Gretl have a finite number
of foreign interfaces
May be, a decent solution
is in making the use of '@'
foreign language-specific
(or, python-specific)
With R it is a luxurous feature:
it makes transfer of non-series
data very convinient
I'd prefer for changes to be
specific and not to remove this
possibility from foreign R
Oleh
9 лютого 2017, 22:57:19, від "Sven Schreiber" <svetosch(a)gmx.net>:
Hello again,
I am trying to become a forward-looking/rational-expectations/precog bug
reporter... Seriously, here is a worry that is inspired from a trick
that Oleh used in one of his scripts with a 'foreign' block, but that
hasn't actually produced any errors in real life, at least for me.
AFAICS gretl currently applies string substitution with @-tagged
unquoted strings everywhere in the script. So a defined string s="be"

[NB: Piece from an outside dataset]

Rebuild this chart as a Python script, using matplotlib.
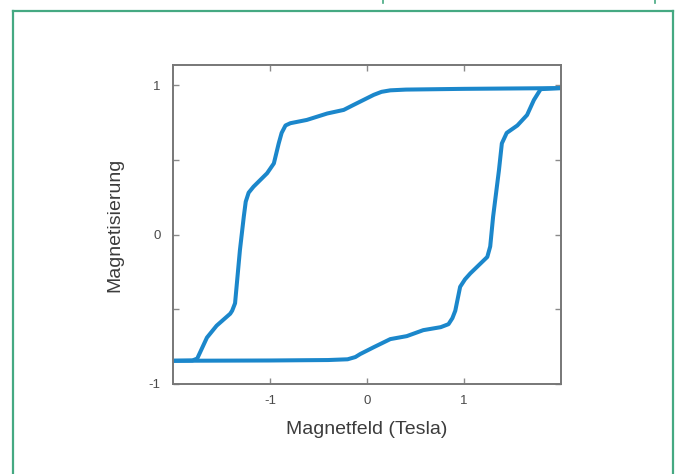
import matplotlib
matplotlib.use("Agg")
import matplotlib.pyplot as plt
from matplotlib.lines import Line2D

plt.rcParams['font.family'] = ['Liberation Sans', 'DejaVu Sans']

# descending field branch (from +2 T down to -2 T)
upper_x = [2.0, 1.0, 0.4, 0.24, 0.15, 0.07, -0.14, -0.24, -0.41, -0.62, -0.79, -0.84,
           -0.88, -0.91, -0.96, -1.03, -1.17, -1.22, -1.25, -1.27, -1.31, -1.36, -1.39,
           -1.41, -1.55, -1.65, -1.75, -1.80, -2.0]
upper_y = [0.98, 0.975, 0.97, 0.965, 0.955, 0.935, 0.867, 0.834, 0.81, 0.767, 0.745, 0.73,
           0.68, 0.61, 0.476, 0.41, 0.32, 0.28, 0.22, 0.12, -0.105, -0.46, -0.51,
           -0.53, -0.61, -0.69, -0.83, -0.843, -0.845]

# ascending field branch (from -2 T up to +2 T)
lower_x = [-2.0, -1.0, -0.4, -0.2, -0.12, -0.07, 0.07, 0.24, 0.41, 0.58, 0.76, 0.84,
           0.88, 0.91, 0.96, 1.01, 1.065, 1.24, 1.27, 1.30, 1.36, 1.39, 1.44, 1.55,
           1.65, 1.72, 1.79, 2.0]
lower_y = [-0.845, -0.843, -0.84, -0.835, -0.82, -0.80, -0.754, -0.70, -0.68, -0.64, -0.62, -0.60,
           -0.56, -0.51, -0.35, -0.30, -0.26, -0.15, -0.08, 0.12, 0.43, 0.61, 0.68, 0.73,
           0.80, 0.90, 0.973, 0.98]

xticks = [-1, 0, 1]
yticks = [-1, -0.5, 0, 0.5, 1]
ytick_labels = ['-1', '', '0', '', '1']

fig = plt.figure(figsize=(6.77, 4.74), dpi=100)
ax = fig.add_axes([0.2555, 0.19, 0.5732, 0.673])

blue = '#1b87cb'
ax.plot(upper_x, upper_y, color=blue, lw=2.9, solid_joinstyle='round', solid_capstyle='round')
ax.plot(lower_x, lower_y, color=blue, lw=2.9, solid_joinstyle='round', solid_capstyle='round')

ax.set_xlim(-2, 2)
ax.set_ylim(-1, 1.135)
ax.set_xticks(xticks)
ax.set_xticklabels([str(t) for t in xticks])
ax.set_yticks(yticks)
ax.set_yticklabels(ytick_labels)

for s in ax.spines.values():
    s.set_color('#777777')
    s.set_linewidth(1.4)
ax.tick_params(direction='in', length=4, width=1, color='#8a8a8a',
               top=True, right=True, labelsize=9.5, labelcolor='#4a4a4a')
ax.tick_params(axis='y', pad=9)
ax.tick_params(axis='x', pad=8)

ax.set_xlabel('Magnetfeld (Tesla)', fontsize=14, color='#3c3c3c', va='center')
ax.xaxis.set_label_coords(0.5, -0.144)
ax.set_ylabel('Magnetisierung', fontsize=14, color='#3c3c3c', va='center')
ax.yaxis.set_label_coords(-0.149, 0.5)

# green frame around the figure
green = '#45a982'
W, H = 677.0, 474.0
fig.add_artist(Line2D([13 / W, 13 / W], [0, 1 - 11 / H], color=green, lw=1.6))
fig.add_artist(Line2D([13 / W, 673 / W], [1 - 11 / H, 1 - 11 / H], color=green, lw=1.6))
fig.add_artist(Line2D([673 / W, 673 / W], [0, 1 - 11 / H], color=green, lw=1.6))
for mx in [383, 655]:
    fig.add_artist(Line2D([mx / W, mx / W], [1, 1 - 3 / H], color=green, lw=1.2))

fig.savefig('out.png', dpi=100)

can be injected somewhere by writing @s. This feature can be used to
transfer some string values from the gretl environment to the 'foreign'
environment.
However, this might become a problem when the @-character has another
syntactic meaning in the foreign language. For example in Python it
starts a so-called decorator.
Theoretical example without practical meaning:
string p = "heyho"
foreign language=Python
@property
def mypyfunc(...): ...
end foreign
The way I see it, gretl would turn the decorator line "@property" into
"heyhoroperty" which of course breaks the Python code.
If that assessment is correct, not sure what the best solution would be.
As I said, the behavior has been used intentionally by some.